Anyway, there are a number of potential suspects and one of them was criminally underused. Hermann Schnitzler is a retired farmer from Pennsylvania and he's convinced that Mortison had hexed him, preventing his crops from growing, which is a superstition that was once rife in Pennsylvania and was used in Alexander William's The Hex Murder (1935).

Aline Everett is put on trial for Mortison's murder and the courtroom scenes constitute the best parts of the story. One scene in particular was very memorable. As an outsider, Aline was not very popular with the people of Hangtown and she came to court dressed like "an advertisement out of Vanity Fair" flourishing a "cigarette-holder at the jury the minute court adjourned" – an action that was akin to "a red rag to a bull." So her own lawyer felt compelled to wrench the cigarette-holder from her hand and "grind it under his heel on the courtroom floor." A great scene! Sadly, the story went rapidly down hill after Aline was acquitted of murdering Mortison.

The first half is undoubtedly the best part of the book, but there were also hints in this portion that the plotting was as shoddy as the police work.

Mortison had two bullet-holes in him: a fatal shot in his neck and a bullet in his lung, which was fired after he had already been shot and killed. This should have come to light during the postmortem examination and should have prevented Aline from going to trial. This was shoddy plotting, to say the least.

The Other Bullet is best described as a tale of two bullets with the victim as the only link between the two stories. So, once the trial is over, Piper tries to figure out who really shot Mortison and follows a trail of clues that includes a mutilated photograph, a signet ring and an 11-year-old murder case. The plot of the second story struck me as an imitation of some of the Sherlock Holmes novels (e.g. The Sign of Four, 1890), but an imitation that was as pale and poorly done as Joseph Bowen's The Man Without a Head (1933) – only difference between the two is that Mavity was better writer than Bowen. You should not expect too much from the eventual solution, which was hardly fair and the only surprise is that neither of shooters turned out to be legally murderers.

My impression is that Mavity constantly wanted two different things at the same time, but failed to deliver on any of them.
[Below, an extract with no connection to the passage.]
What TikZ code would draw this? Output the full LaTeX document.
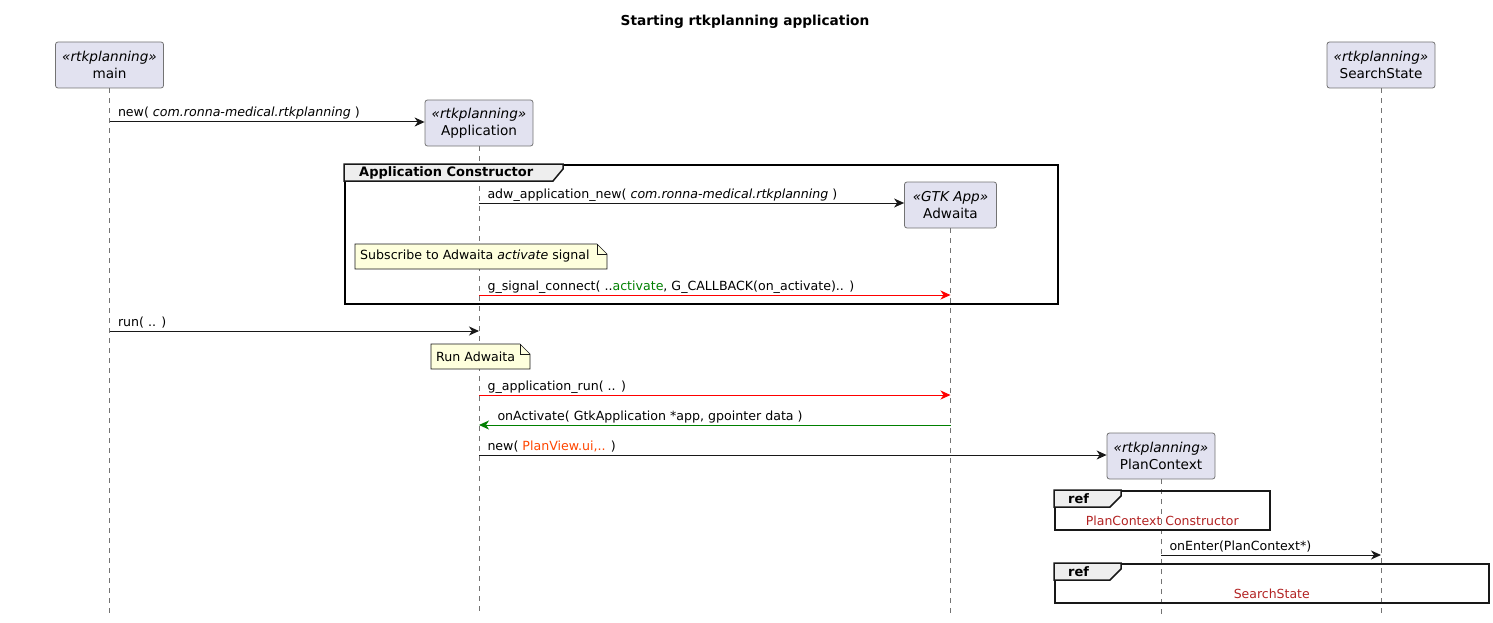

The story of the first bullet had potential, but ended with a disappointing, anti-climatic acquittal and the second bullet-story simply harked back to the works of Conan Doyle. I think this part was not half as interesting as the first leg of the story. Another example is the forensic aspect of the plot. Mavity made a point of ballistics and the early onset of rigor mortis, but completely ignored that an autopsy would have revealed that Aline's bullet was not the fatal one.

If you look to whom Mavity dedicated the book (Edward Oscar Heinrich, scientific crime analysis), I suspect she willfully ignored the postmortem gunshot wound, because she wanted to write those courtroom scenes.

So, as said, my impression of The Other Bullet is that Mavity wanted to have her cake and eat it to. Unfortunately, this resulted in a mess of a detective story that began promising, but ended up frustrating and annoying me to no end. I can't really recommend this book to anyone. I'll probably abandon this series altogether unless someone can give me a recommendation with an iron-clad guarantee that the plot can pass the muster.

Well, I try to dig up something good for my next post to make up for this. Probably a good, old-fashioned locked room mystery. So stay tuned!

2 comments:

  1. I've always been reading to her, at the time she got a pretty good amount of attention in both the US and UK.

    ReplyDelete
    Replies
    1. Sorry for the late response. Yes, Mavity definitely got some attention at the time, but, going by what I read, she was not very good. Probably why her career, as a mystery writer, was so short lived.